→ PROMPT:
Report back each line of the records that contains the string "this".

→ DATA SHOWN:
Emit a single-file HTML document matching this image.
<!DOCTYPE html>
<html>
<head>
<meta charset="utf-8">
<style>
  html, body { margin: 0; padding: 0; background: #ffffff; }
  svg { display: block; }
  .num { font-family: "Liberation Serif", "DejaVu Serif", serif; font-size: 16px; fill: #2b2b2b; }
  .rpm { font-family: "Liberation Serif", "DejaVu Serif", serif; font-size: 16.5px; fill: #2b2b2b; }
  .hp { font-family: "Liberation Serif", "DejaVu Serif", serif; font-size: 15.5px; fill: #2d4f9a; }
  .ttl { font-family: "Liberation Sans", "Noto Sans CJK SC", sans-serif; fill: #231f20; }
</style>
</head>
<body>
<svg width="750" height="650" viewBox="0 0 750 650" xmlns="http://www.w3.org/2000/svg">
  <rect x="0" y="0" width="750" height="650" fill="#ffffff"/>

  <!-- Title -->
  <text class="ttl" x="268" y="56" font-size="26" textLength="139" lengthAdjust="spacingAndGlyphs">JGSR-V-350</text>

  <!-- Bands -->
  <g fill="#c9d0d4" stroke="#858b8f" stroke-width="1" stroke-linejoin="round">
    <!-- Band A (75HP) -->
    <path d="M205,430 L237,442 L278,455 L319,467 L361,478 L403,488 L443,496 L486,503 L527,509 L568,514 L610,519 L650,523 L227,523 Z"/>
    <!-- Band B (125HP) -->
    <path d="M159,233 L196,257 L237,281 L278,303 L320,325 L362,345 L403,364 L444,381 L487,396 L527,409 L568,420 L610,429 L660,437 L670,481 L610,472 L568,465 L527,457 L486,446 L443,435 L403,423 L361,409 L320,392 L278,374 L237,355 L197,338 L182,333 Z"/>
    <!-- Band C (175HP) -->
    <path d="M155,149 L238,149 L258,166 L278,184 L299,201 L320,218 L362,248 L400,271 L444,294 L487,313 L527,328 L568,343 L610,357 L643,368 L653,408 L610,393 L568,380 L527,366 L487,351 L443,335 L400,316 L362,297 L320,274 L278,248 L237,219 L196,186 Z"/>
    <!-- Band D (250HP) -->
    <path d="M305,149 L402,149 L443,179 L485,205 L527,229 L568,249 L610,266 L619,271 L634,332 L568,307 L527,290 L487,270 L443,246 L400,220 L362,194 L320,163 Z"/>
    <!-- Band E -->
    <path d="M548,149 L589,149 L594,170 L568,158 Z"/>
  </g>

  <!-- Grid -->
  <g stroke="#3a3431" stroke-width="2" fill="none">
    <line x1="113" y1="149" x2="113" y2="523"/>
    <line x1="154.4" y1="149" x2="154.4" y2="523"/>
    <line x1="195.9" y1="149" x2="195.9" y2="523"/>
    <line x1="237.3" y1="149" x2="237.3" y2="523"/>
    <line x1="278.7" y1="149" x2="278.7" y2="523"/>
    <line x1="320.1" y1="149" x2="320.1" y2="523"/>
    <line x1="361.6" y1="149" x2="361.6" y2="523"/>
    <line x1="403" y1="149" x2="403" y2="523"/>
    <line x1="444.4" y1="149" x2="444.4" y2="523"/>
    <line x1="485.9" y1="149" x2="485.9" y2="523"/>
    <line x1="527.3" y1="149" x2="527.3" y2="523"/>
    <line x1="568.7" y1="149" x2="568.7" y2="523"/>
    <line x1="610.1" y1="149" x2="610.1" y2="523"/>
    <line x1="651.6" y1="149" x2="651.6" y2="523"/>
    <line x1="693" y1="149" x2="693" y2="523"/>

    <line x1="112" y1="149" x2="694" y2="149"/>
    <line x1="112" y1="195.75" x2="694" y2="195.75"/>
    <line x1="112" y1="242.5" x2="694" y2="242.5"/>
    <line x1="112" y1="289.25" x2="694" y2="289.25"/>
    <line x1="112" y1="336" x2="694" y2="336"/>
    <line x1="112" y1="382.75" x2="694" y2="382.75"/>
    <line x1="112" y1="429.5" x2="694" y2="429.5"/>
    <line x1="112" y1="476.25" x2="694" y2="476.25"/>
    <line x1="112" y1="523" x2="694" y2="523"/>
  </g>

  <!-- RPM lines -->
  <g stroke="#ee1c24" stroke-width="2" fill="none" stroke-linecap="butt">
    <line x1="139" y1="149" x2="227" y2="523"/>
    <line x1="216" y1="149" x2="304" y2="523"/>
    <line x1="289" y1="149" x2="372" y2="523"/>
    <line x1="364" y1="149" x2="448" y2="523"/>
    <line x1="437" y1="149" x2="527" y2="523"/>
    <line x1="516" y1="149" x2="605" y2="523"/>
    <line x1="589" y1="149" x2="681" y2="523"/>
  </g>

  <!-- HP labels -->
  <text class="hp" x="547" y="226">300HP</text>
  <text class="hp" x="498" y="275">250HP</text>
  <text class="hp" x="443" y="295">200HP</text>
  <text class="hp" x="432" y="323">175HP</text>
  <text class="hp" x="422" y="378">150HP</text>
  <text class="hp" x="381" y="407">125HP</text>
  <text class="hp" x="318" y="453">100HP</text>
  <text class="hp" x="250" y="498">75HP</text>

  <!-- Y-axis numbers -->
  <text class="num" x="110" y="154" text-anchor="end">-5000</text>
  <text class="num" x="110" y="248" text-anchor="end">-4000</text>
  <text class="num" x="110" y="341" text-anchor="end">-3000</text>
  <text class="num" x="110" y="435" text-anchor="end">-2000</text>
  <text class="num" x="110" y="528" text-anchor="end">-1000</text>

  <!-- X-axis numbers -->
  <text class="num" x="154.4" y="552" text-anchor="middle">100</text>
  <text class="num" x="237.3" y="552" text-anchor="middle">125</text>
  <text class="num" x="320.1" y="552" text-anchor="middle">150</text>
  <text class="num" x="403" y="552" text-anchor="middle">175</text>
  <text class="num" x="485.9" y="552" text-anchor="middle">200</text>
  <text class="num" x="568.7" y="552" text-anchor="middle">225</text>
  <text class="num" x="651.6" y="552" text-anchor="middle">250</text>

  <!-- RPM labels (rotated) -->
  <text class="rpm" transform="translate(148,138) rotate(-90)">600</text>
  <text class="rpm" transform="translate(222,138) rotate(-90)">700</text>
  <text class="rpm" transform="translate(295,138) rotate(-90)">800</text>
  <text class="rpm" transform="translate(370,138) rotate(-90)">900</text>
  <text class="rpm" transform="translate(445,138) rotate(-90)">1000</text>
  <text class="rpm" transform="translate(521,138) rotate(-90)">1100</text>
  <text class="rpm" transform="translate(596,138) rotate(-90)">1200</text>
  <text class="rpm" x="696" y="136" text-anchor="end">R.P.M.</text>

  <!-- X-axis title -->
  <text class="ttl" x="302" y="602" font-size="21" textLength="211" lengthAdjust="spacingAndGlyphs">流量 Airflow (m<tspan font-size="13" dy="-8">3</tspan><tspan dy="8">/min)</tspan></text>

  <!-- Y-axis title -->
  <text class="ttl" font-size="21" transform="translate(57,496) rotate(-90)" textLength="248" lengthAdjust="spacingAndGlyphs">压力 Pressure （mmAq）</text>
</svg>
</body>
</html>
...
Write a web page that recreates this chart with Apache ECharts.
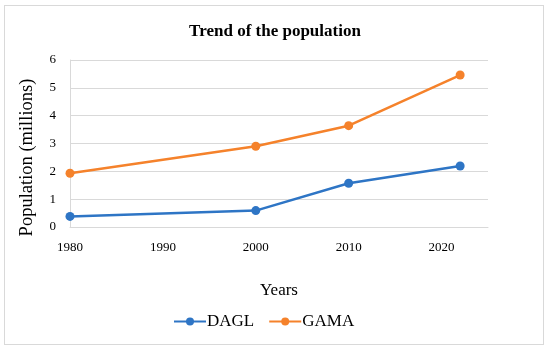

→ ANSWER IN FULL:
Emit a single-file HTML document matching this image.
Write a web page that recreates this chart with Apache ECharts.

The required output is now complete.